The 49/12 build we designed NO LONGER EXISTS. The trees have had two major overhauls since that build was proposed as the "tanking standard". While a 49/12 build is still entirely viable (and it's NOT the same 49/12), the point balance has changed so radically (think this was bad? Imagine our shock when Ardent Defender became worth having and Holy Shield effectively cost three points) that there simply aren't enough points for a "perfect" build anymore.
The absolute must-haves for paladin tanking are as follows:
Holy Shield, 2 points improved, and BoSanc as a prereq.
Everything else depends on what you're doing, what your gear looks like, and even THAT can be worked around. The first Paladin to MT all of KZ is currently tanking with 44 points in Ret.
Cookie-cutter specs are "training wheels" for a group role, whether raid or 5-man.

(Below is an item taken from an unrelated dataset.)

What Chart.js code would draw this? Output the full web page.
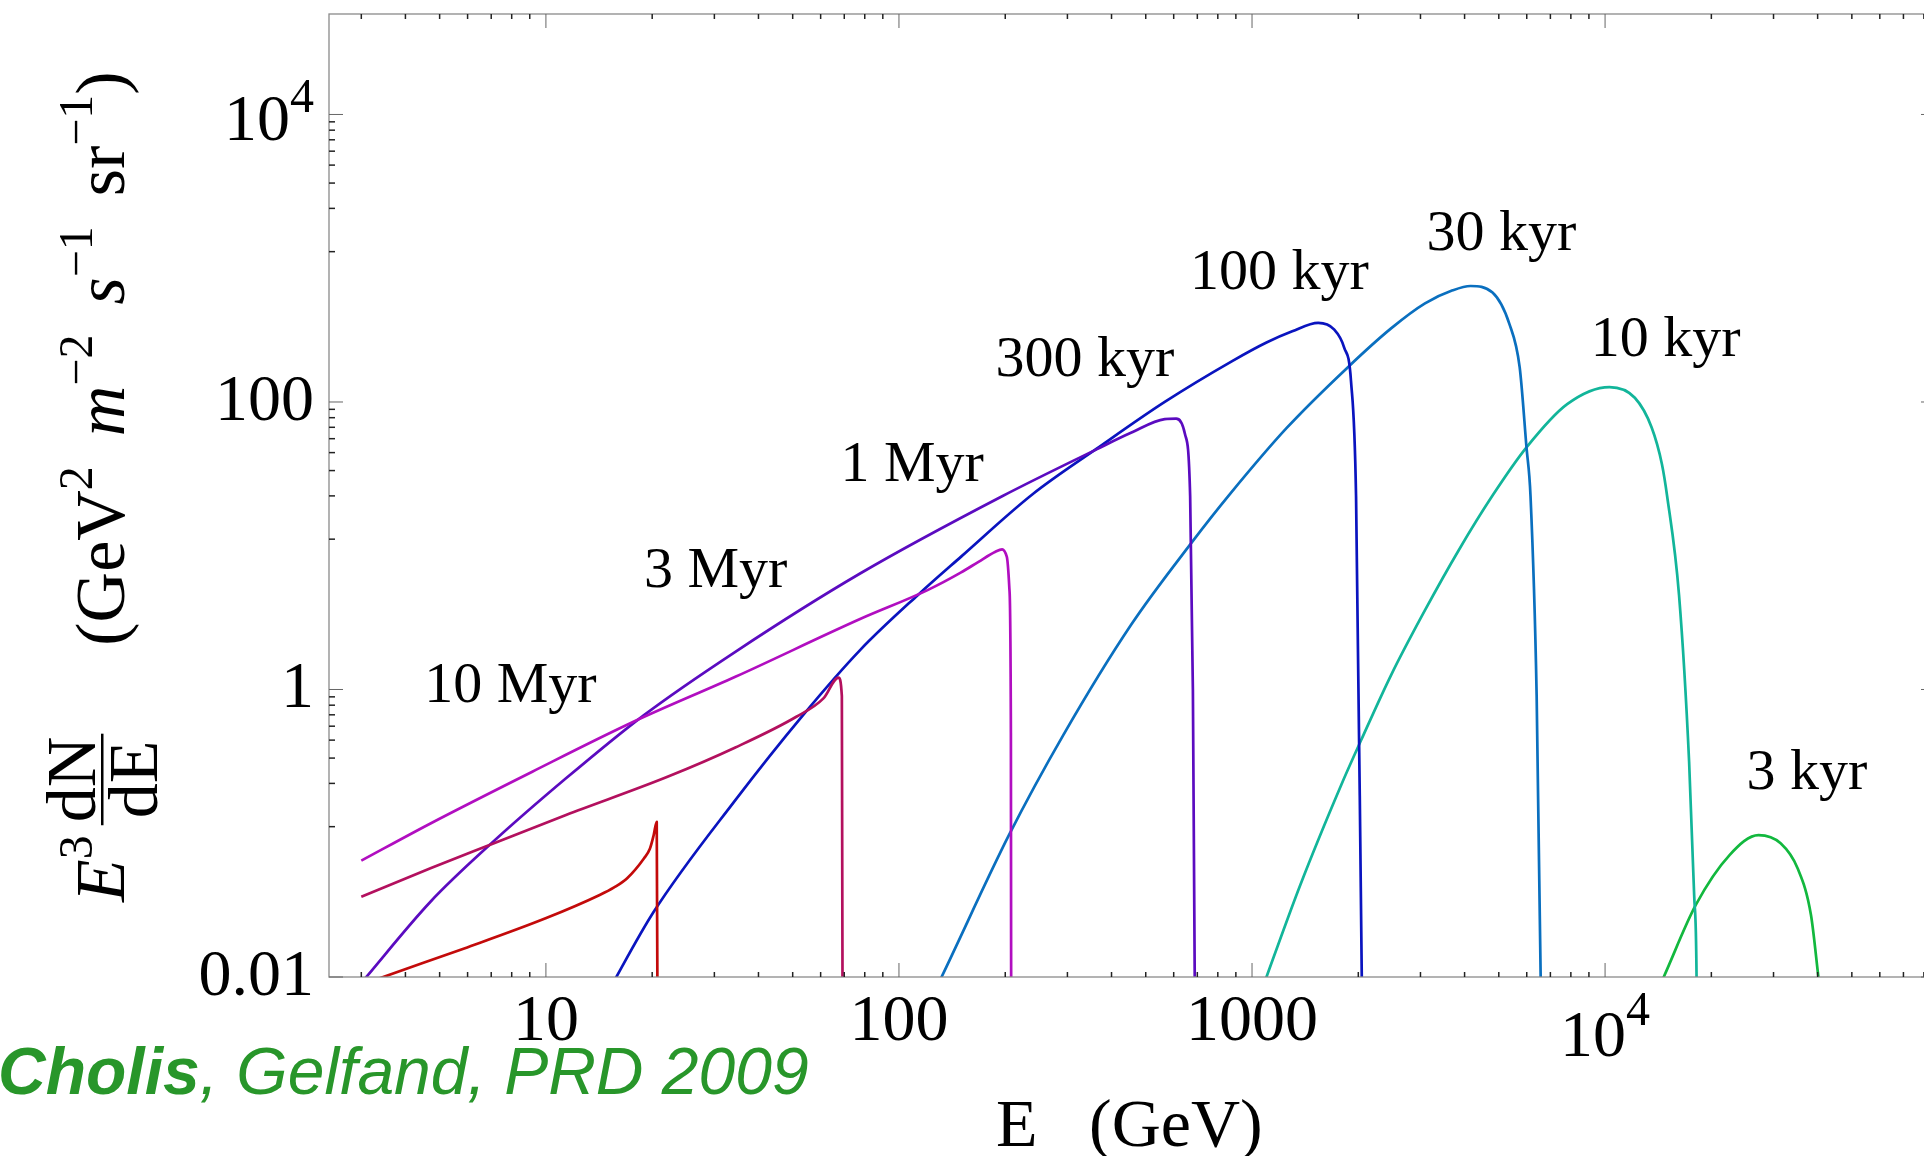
<!DOCTYPE html>
<html>
<head>
<meta charset="utf-8">
<script src="https://cdn.jsdelivr.net/npm/chart.js@4.4.1/dist/chart.umd.min.js"></script>
<style>
  html, body { margin: 0; padding: 0; background: #fff; overflow: hidden; }
  canvas { display: block; }
</style>
</head>
<body>
<canvas id="spectra" width="1940" height="1156"></canvas>
<script>
// pulsar e+e- spectra, E in GeV, E^3 dN/dE in GeV^2 m^-2 s^-1 sr^-1
var ages = ['10 Myr', '3 Myr', '1 Myr', '300 kyr', '100 kyr', '30 kyr', '10 kyr', '3 kyr'];
var colors = ['#c30a0a', '#b3105e', '#b10ec0', '#5b0bc0', '#0a14bf', '#0a6fbf', '#12b59a', '#12b83e'];

var energy10Myr = [3, 3.46, 5.87, 9.98, 14.2, 15.6, 16.96, 18.95, 19.7, 20.2, 20.6, 20.75];
var flux10Myr   = [0.0088, 0.01, 0.0158, 0.0256, 0.0372, 0.042, 0.0485, 0.0668, 0.078, 0.0973, 0.12, 0.001];

var energy3Myr = [3, 4.71, 7.01, 11.4, 22.1, 34.4, 51.2, 61.1, 67.4, 68.9, 69.3];
var flux3Myr   = [0.0362, 0.057, 0.0838, 0.134, 0.247, 0.395, 0.646, 0.867, 1.21, 0.9, 0.001];

var energy1Myr = [3, 4.71, 9.15, 17.7, 34.4, 77.6, 120.5, 150, 168, 187.6, 196, 202, 205.5, 207.5, 208];
var flux1Myr   = [0.0645, 0.117, 0.268, 0.596, 1.225, 3.09, 4.91, 6.52, 7.73, 9.08, 9.42, 8.4, 5.0, 0.5, 0.001];

var energy300kyr = [3, 4.71, 7.01, 11.4, 18.96, 34.4, 77.6, 196, 364, 454, 566, 610, 646, 668, 680, 692];
var flux300kyr   = [0.0091, 0.0334, 0.0851, 0.241, 0.664, 1.83, 6.41, 22.1, 47.0, 61, 75.9, 76.5, 59.7, 22.1, 1, 0.001];

var energy100kyr = [15, 20.2, 34.4, 53.5, 77.6, 113, 150, 239, 364, 566, 881, 1099, 1300, 1540, 1707, 1824, 1907, 1971, 2046, 2070];
var flux100kyr   = [0.0079, 0.0284, 0.170, 0.664, 1.88, 4.53, 8.4, 22.8, 47.5, 100, 193, 259, 310, 355, 320, 239, 140, 22, 0.01, 0.001];

var energy30kyr = [125, 132, 205, 292, 454, 676, 861, 1254, 1866, 2477, 3090, 3700, 4160, 4800, 5360, 5730, 5990, 6150, 6400, 6570, 6620];
var flux30kyr   = [0.0076, 0.01, 0.0973, 0.482, 2.81, 10.6, 22.5, 66, 174, 325, 485, 598, 641, 577, 348, 174, 48.3, 22, 0.91, 0.01, 0.001];

var energy10kyr = [1050, 1099, 1370, 1788, 2038, 2477, 3090, 3850, 4810, 5990, 7810, 10290, 12140, 13550, 14490, 14990, 16200, 17300, 17880, 18160, 18260];
var flux10kyr   = [0.0073, 0.01, 0.0437, 0.216, 0.445, 1.26, 3.56, 9.31, 22.5, 48.3, 96.6, 127, 107, 66.5, 36.9, 22.1, 4.53, 0.314, 0.037, 0.01, 0.001];

var energy3kyr = [14000, 14660, 18070, 22520, 27210, 31420, 35100, 38300, 40200, 40800];
var flux3kyr   = [0.0078, 0.01, 0.0317, 0.0705, 0.0971, 0.0851, 0.057, 0.027, 0.01, 0.0073];

// where each age label sits (left edge, baseline), in data units
var labelEnergy = [4.52, 18.95, 68.3, 187.7, 667, 3122, 9111, 25170];
var labelFlux   = [0.818, 5.16, 28.2, 152.4, 611, 1141, 210, 0.202];

var xTickValues = [10, 100, 1000, 10000];
var xTickLabels = ['10', '100', '1000', '10^4'];
var yTickValues = [0.01, 1, 100, 10000];
var yTickLabels = ['0.01', '1', '100', '10^4'];

var energies = [energy10Myr, energy3Myr, energy1Myr, energy300kyr, energy100kyr, energy30kyr, energy10kyr, energy3kyr];
var fluxes = [flux10Myr, flux3Myr, flux1Myr, flux300kyr, flux100kyr, flux30kyr, flux10kyr, flux3kyr];

var serif = '"Liberation Serif", "Times New Roman", Times, serif';
var sans = '"Liberation Sans", Arial, Helvetica, sans-serif';

function seg(ctx, x1, y1, x2, y2) {
    ctx.beginPath();
    ctx.moveTo(x1, y1);
    ctx.lineTo(x2, y2);
    ctx.stroke();
}

// "10^4" style labels: base plus raised exponent
function drawPow(ctx, label, x, y, align, size, supSize, raise) {
    var parts = label.split('^');
    ctx.font = size + 'px ' + serif;
    var w1 = ctx.measureText(parts[0]).width, w2 = 0;
    if (parts[1]) {
        ctx.font = supSize + 'px ' + serif;
        w2 = ctx.measureText(parts[1]).width;
    }
    var left = align === 'right' ? x - w1 - w2 : (align === 'center' ? x - (w1 + w2) / 2 : x);
    ctx.textAlign = 'left';
    ctx.font = size + 'px ' + serif;
    ctx.fillText(parts[0], left, y);
    if (parts[1]) {
        ctx.font = supSize + 'px ' + serif;
        ctx.fillText(parts[1], left + w1, y - raise);
    }
}

function drawYTitle(ctx, bx, by) {
    var F = 70, S = 48, up = 32, gap = 30;
    ctx.save();
    ctx.translate(bx, by);
    ctx.rotate(-Math.PI / 2);
    ctx.fillStyle = '#000';
    ctx.textAlign = 'left';
    ctx.textBaseline = 'alphabetic';
    var u = 0;
    function put(t, style, size, v) {
        ctx.font = style + size + 'px ' + serif;
        ctx.fillText(t, u, v);
        u += ctx.measureText(t).width;
    }
    put('E', 'italic ', F, 0);
    put('3', '', S, -up);
    u += 10;
    ctx.font = F + 'px ' + serif;
    var wn = ctx.measureText('dN').width, wd = ctx.measureText('dE').width;
    var wf = Math.max(wn, wd) + 6;
    ctx.fillText('dN', u + (wf - wn) / 2, -29);
    ctx.fillText('dE', u + (wf - wd) / 2, 33);
    ctx.fillRect(u, -23, wf, 2.5);
    u += wf + 0.9 * F + 25;
    put('(GeV', '', F, 0);
    put('2', '', S, -up);
    u += gap;
    put('m', 'italic ', F, 0);
    put('\u22122', '', S, -up);
    u += gap;
    put('s', 'italic ', F, 0);
    put('\u22121', '', S, -up);
    u += gap;
    put('sr', '', F, 0);
    put('\u22121', '', S, -up);
    put(')', '', F, 0);
    ctx.restore();
}

var decor = {
    id: 'decor',
    afterDraw: function(chart) {
        var ctx = chart.ctx, a = chart.chartArea;
        var xs = chart.scales.x, ys = chart.scales.y;
        ctx.save();
        ctx.textBaseline = 'alphabetic';
        ctx.fillStyle = '#000';

        // age labels
        ctx.font = '58px ' + serif;
        ctx.textAlign = 'left';
        ages.forEach(function(t, i) {
            ctx.fillText(t, xs.getPixelForValue(labelEnergy[i]), ys.getPixelForValue(labelFlux[i]));
        });

        // frame
        ctx.strokeStyle = '#8a8a8a';
        ctx.lineWidth = 1.3;
        ctx.strokeRect(a.left, a.top, a.right - a.left, a.bottom - a.top);

        // minor ticks
        ctx.strokeStyle = '#222';
        ctx.lineWidth = 1.5;
        for (var d = 0; d <= 4; d++) {
            for (var k = 2; k <= 9; k++) {
                var v = k * Math.pow(10, d);
                if (v <= xs.min || v >= xs.max) continue;
                var px = xs.getPixelForValue(v);
                seg(ctx, px, a.bottom, px, a.bottom - 5);
                seg(ctx, px, a.top, px, a.top + 5);
            }
        }
        yTickValues.forEach(function(m) {
            for (var k = 1; k <= 8; k++) {
                var v = m * k / 9;
                if (v <= ys.min || v >= ys.max) continue;
                var py = ys.getPixelForValue(v);
                seg(ctx, a.left, py, a.left + 6, py);
                seg(ctx, a.right, py, a.right - 6, py);
            }
        });

        // major ticks
        ctx.strokeStyle = '#666';
        ctx.lineWidth = 1;
        xTickValues.forEach(function(v) {
            var px = xs.getPixelForValue(v);
            seg(ctx, px, a.bottom, px, a.bottom - 14);
            seg(ctx, px, a.top, px, a.top + 14);
        });
        yTickValues.forEach(function(v) {
            var py = ys.getPixelForValue(v);
            seg(ctx, a.left, py, a.left + 14, py);
            seg(ctx, a.right, py, a.right - 14, py);
        });

        // tick labels
        xTickValues.forEach(function(v, i) {
            var px = xs.getPixelForValue(v);
            var pow = xTickLabels[i].indexOf('^') >= 0;
            drawPow(ctx, xTickLabels[i], px, a.bottom + (pow ? 79 : 63), 'center', 66, 48, 31);
        });
        yTickValues.forEach(function(v, i) {
            var py = ys.getPixelForValue(v);
            var pow = yTickLabels[i].indexOf('^') >= 0;
            drawPow(ctx, yTickLabels[i], a.left - 15, py + (pow ? 26 : 18), 'right', 66, 48, 28);
        });

        // axis titles
        var cx = (a.left + a.right) / 2;
        ctx.font = '68px ' + serif;
        ctx.textAlign = 'left';
        ctx.fillText('E', cx - 136, a.bottom + 169);
        ctx.fillText('(GeV)', cx - 43, a.bottom + 169);
        drawYTitle(ctx, 124, 902);

        // citation
        ctx.fillStyle = '#28962a';
        ctx.font = 'italic bold 66px ' + sans;
        ctx.fillText('Cholis', -2, 1094);
        var w = ctx.measureText('Cholis').width;
        ctx.font = 'italic 66px ' + sans;
        ctx.fillText(', Gelfand, PRD 2009', -2 + w, 1094);
        ctx.restore();
    }
};

new Chart(document.getElementById('spectra'), {
    type: 'scatter',
    data: {
        datasets: ages.map(function(age, i) {
            return {
                label: age,
                data: energies[i].map(function(e, j) { return { x: e, y: fluxes[i][j] }; }),
                showLine: true,
                borderColor: colors[i],
                borderWidth: 2.7,
                borderJoinStyle: 'round',
                pointRadius: 0,
                cubicInterpolationMode: 'monotone',
                fill: false,
                clip: 0
            };
        })
    },
    options: {
        responsive: false,
        animation: false,
        events: [],
        layout: { padding: { left: 329, top: 14, right: 5, bottom: 179 } },
        scales: {
            x: { type: 'logarithmic', min: 2.43, max: 86000, display: false },
            y: { type: 'logarithmic', min: 0.01, max: 50000, display: false }
        },
        plugins: { legend: { display: false }, tooltip: { enabled: false } }
    },
    plugins: [decor]
});
</script>
</body>
</html>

Once someone understands the class and talents intimately, they can tinker and tune and tweak and often come up with a spec that just plain wouldn't work in any hands but theirs.
The point being: the "rules" of Paladin tanking were written to best meet the conditions of the game at the time they were written. A LOT has changed, and one needs to understand WHY it was said that you had to do this or that in order to assess whether or not it's still true.
This is not the same game we were playing when we wrote the rulebook.
gunn Nov 14th 2007 4:04PM
http://www.wowhead.com/?talent=sZVutIxcdMMqtVcx
meh spec I'm trying tonight for ZA and potentially SSC.TK
I tank most of KZ in my holy spec, with 20pts in Prot.
Turall Nov 14th 2007 4:39PM
46/15 is my new spec, and so far I love it (we got Noralokk down last night after a few attempts, mostly bad luck on the aoe silence)
Redoubt is still useful in high-end raids. Why? Because it is a prereq for Shield Specialization, which adds a huge amount of mitigation for a tank dependent on blocking so much.
Reckoning, on the other hand, is bad. Why? Because of the parry mechanic. Every time a tank attacks a mob, the mob has a chance to parry. Parrying an attack means the mob's next attack occurs immediately following the parry. This leads to unpredictable damage spikes on the tank. Damage spikes bad.
I admit, Chris' 44/17 spec is probably the best overall for pure AOE grinding, but it is in no way a good raid, or even heroic, tanking spec.
Here is my new build, pretty much the best for paladin tanking:
http://www.wowhead.com/?talent=sZV0tIx0dMgqtVbx0h
Elsbeth Nov 15th 2007 6:12AM
Someone commented about warriors just getting as much mitigation as possible but paladins need to get hit so that they can get healed for mana back (sorry, I can't find the specific comment now). This is actually not true, in 5 mans I know warriors who specifically reduce their defence gear because they're not getting hit enough to provide enough rage to maintain threat! It's a problem for both classes.